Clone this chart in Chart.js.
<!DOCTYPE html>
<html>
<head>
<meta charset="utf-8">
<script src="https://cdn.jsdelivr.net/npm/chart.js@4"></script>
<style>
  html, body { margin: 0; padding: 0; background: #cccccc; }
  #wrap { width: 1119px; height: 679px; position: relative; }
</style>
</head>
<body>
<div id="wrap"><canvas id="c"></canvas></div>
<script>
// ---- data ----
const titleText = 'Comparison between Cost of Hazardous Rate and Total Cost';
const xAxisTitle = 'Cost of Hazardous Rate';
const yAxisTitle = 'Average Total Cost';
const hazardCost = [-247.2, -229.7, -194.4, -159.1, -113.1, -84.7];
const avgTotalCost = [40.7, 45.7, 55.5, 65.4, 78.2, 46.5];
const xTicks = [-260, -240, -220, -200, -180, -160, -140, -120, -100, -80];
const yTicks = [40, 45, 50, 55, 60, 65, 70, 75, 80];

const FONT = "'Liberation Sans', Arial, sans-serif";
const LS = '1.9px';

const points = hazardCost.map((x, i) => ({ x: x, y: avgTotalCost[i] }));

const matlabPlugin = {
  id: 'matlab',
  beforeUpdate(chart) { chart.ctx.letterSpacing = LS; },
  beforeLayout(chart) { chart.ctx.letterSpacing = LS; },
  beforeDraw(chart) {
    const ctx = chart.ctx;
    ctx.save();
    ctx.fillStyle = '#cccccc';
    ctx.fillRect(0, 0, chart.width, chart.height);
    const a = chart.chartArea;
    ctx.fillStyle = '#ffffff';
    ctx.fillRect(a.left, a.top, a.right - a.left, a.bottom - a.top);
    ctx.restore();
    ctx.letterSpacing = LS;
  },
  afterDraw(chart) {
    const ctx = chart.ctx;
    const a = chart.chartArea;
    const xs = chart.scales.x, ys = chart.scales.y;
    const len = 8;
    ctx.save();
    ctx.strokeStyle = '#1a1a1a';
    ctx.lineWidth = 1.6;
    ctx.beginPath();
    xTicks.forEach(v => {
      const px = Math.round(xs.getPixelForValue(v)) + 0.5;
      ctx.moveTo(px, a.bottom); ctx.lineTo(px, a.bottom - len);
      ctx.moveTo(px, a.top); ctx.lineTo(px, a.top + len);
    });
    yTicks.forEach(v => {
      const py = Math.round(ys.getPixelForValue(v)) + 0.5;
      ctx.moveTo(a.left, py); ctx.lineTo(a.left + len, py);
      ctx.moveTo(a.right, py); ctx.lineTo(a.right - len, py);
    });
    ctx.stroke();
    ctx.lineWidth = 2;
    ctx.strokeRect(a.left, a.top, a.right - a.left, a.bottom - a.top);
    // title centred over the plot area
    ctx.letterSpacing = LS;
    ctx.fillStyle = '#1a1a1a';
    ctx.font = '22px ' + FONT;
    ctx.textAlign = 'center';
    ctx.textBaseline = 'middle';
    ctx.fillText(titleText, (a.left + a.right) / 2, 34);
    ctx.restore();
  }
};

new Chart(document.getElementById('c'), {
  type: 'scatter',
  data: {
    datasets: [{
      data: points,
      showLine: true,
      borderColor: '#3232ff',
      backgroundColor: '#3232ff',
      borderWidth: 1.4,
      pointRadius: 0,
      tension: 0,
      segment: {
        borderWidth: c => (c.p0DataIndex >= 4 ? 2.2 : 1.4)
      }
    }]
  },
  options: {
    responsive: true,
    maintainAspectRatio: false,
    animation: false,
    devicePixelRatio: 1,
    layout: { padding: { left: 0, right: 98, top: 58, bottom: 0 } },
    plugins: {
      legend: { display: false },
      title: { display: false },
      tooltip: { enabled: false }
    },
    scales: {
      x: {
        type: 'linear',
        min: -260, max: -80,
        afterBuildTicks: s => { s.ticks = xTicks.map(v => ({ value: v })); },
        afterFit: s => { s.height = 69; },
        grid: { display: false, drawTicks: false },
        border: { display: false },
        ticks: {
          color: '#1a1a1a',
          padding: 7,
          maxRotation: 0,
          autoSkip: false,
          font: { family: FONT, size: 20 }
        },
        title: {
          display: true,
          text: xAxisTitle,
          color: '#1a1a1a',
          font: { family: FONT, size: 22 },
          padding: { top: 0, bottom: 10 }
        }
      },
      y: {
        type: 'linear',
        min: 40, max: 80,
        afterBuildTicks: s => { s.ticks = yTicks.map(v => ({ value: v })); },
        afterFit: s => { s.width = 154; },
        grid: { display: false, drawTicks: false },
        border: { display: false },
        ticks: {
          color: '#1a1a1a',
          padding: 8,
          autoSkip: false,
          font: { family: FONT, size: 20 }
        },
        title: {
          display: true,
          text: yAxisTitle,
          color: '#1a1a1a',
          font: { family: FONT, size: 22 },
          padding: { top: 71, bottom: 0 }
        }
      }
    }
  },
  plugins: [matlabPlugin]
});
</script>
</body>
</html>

• OBJECTIVE
Everything from the first line of the material through the line containing "const points = hazardCost.map((x, i)" is to be printed exactly; lines after that are to be left out.

• SOLVED EXERCISE
Clone this chart in Chart.js.
<!DOCTYPE html>
<html>
<head>
<meta charset="utf-8">
<script src="https://cdn.jsdelivr.net/npm/chart.js@4"></script>
<style>
  html, body { margin: 0; padding: 0; background: #cccccc; }
  #wrap { width: 1119px; height: 679px; position: relative; }
</style>
</head>
<body>
<div id="wrap"><canvas id="c"></canvas></div>
<script>
// ---- data ----
const titleText = 'Comparison between Cost of Hazardous Rate and Total Cost';
const xAxisTitle = 'Cost of Hazardous Rate';
const yAxisTitle = 'Average Total Cost';
const hazardCost = [-247.2, -229.7, -194.4, -159.1, -113.1, -84.7];
const avgTotalCost = [40.7, 45.7, 55.5, 65.4, 78.2, 46.5];
const xTicks = [-260, -240, -220, -200, -180, -160, -140, -120, -100, -80];
const yTicks = [40, 45, 50, 55, 60, 65, 70, 75, 80];

const FONT = "'Liberation Sans', Arial, sans-serif";
const LS = '1.9px';

const points = hazardCost.map((x, i) => ({ x: x, y: avgTotalCost[i] }));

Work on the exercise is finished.